DUTY TO DEFEND – EXTRINSIC EVIDENCE
Fifth Circuit asks the Texas Supreme Court to decide whether under the state’s “eight corners rule” an insurer was properly allowed to rely on extrinsic evidence to prove that an exclusion applies where the policy does not include “groundless, false or fraudulent” language.* The question certified by the Fifth Circuit is:
Is the policy-language exception to the eight-corners rule articulated in B. Hall Contracting Inc. v. Evanston Ins. Co., 447 F. Supp. 2d 634 (N.D. Tex. 2006), a permissible exception under Texas law?**
The certification opinion notes that it had been suggested in Northfield Ins. Co. v. Loving Home Care, Inc., 363 F.3d 523, 531 (5th Cir. 2004) that if the Texas Supreme Court were to recognize an extrinsic evidence exception, it would do so only “when it is initially impossible to discern whether coverage is potentially implicated and when the extrinsic evidence goes solely to a fundamental issue of coverage which does not overlap with the merits of or engage the truth or falsity of any facts alleged in the underlying case.”
The Texas Supreme Court accepted the certified question on September 13, 2019 (Case No. 19-0802). The case is set for argument on January 8, 2020.
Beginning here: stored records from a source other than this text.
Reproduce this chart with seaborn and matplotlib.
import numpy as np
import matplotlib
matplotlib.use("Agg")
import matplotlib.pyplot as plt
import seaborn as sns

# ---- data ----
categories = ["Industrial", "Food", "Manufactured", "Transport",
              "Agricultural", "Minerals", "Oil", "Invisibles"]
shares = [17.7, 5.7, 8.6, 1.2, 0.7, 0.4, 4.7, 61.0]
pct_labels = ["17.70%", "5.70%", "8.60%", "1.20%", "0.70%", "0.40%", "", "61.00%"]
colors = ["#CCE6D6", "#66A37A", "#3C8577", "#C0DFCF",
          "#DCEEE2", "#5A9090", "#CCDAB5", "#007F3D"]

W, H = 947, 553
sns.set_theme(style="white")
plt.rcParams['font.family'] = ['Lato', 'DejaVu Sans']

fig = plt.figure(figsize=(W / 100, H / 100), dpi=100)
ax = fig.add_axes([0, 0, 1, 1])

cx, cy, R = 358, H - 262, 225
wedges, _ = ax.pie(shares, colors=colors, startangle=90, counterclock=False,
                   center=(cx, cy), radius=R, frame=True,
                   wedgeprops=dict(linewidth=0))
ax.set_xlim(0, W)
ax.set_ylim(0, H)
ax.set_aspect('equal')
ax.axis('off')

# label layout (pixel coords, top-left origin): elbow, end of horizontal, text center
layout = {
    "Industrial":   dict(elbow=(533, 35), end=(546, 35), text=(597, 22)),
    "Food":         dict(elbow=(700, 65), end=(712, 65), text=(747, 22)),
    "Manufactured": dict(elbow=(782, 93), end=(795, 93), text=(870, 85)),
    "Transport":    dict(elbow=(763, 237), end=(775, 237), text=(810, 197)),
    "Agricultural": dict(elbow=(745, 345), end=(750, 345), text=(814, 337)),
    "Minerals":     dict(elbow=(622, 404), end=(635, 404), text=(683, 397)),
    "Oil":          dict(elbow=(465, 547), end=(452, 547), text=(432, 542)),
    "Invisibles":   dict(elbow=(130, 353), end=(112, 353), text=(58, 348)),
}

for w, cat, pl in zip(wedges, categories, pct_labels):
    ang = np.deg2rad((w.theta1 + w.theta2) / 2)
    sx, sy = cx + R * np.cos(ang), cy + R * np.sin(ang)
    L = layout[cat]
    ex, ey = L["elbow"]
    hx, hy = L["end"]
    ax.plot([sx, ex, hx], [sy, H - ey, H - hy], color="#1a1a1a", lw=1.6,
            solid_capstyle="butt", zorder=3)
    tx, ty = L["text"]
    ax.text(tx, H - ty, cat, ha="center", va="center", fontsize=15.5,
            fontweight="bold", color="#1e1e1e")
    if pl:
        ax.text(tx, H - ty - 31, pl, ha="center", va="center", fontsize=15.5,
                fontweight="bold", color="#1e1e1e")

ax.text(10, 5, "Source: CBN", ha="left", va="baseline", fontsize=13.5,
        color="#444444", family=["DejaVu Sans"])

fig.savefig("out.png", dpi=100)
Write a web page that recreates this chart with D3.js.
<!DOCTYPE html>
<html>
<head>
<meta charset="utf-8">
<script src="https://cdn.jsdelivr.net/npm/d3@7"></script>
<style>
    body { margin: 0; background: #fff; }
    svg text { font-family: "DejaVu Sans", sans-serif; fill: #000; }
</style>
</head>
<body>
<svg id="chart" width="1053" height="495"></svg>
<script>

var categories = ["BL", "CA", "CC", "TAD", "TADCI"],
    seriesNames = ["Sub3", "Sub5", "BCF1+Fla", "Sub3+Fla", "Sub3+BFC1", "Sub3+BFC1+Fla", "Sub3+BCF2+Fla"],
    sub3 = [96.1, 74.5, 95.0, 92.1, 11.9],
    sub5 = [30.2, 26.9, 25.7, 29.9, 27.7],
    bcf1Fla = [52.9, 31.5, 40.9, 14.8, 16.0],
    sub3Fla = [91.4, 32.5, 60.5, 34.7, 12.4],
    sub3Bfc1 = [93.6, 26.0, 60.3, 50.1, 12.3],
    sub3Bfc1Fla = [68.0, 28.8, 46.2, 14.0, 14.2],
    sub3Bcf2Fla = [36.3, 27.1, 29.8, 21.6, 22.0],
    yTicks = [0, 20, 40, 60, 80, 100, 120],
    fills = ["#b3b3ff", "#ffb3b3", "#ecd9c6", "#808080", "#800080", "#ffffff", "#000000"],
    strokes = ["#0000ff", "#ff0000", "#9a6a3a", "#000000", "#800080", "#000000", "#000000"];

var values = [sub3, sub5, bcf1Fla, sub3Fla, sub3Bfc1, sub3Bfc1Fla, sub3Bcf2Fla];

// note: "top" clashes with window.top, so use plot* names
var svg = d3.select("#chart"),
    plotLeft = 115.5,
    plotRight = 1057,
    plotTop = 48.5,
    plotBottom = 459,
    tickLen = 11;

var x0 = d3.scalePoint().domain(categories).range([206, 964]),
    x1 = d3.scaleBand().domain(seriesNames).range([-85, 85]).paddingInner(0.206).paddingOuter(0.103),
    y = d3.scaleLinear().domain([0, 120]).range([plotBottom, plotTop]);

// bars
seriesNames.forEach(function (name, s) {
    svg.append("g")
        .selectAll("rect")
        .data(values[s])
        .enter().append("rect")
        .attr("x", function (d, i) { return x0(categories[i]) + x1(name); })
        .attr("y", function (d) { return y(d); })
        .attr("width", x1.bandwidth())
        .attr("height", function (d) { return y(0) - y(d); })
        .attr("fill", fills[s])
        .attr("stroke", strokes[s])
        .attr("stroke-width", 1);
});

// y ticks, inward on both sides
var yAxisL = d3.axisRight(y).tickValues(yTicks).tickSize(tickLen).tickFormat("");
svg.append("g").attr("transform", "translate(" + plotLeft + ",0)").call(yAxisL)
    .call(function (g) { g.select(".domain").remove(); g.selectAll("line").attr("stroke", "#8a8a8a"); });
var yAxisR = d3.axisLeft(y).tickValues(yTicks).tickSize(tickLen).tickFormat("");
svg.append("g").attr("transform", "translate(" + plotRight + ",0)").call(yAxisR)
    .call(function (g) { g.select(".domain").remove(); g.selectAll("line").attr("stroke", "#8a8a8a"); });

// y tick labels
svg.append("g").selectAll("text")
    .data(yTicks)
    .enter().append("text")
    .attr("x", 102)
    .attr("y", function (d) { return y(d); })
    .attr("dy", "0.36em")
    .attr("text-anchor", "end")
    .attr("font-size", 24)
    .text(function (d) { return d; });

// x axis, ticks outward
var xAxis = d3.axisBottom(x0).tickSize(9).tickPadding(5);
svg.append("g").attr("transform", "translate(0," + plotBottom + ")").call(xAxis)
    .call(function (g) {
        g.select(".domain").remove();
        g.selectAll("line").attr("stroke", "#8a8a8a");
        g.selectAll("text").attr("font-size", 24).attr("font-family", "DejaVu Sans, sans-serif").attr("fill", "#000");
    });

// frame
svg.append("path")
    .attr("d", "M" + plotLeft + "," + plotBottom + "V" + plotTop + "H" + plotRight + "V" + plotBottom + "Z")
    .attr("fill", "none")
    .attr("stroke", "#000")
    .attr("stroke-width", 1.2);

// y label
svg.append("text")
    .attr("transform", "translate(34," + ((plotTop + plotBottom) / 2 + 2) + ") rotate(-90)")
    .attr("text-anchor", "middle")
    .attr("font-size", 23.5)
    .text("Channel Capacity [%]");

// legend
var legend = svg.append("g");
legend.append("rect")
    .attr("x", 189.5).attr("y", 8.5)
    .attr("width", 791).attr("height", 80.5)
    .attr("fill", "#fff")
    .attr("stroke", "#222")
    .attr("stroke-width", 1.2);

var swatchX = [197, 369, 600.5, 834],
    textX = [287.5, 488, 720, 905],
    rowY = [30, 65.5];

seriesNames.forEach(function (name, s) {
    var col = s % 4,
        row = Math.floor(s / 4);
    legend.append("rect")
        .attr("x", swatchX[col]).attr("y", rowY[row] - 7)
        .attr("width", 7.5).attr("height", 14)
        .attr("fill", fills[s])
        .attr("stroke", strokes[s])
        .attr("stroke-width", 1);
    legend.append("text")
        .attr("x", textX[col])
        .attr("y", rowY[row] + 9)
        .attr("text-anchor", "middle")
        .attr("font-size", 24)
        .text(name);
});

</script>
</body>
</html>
* The policy at issue provides for a defense “[i]f a claim is made or a suit is brought against an insured for damages because of bodily injury . . . to which this coverage applies, caused by an occurrence.”
** According to the court in B. Hall Contracting, the “groundless, false or fraudulent” language is “assumed to exist under the eight-corners rule” and is “what causes the insurance company’s duty to defend to be broader than its duty to indemnify.” Since the policy at issue there did not contain that language, the court concluded that the rule did not apply.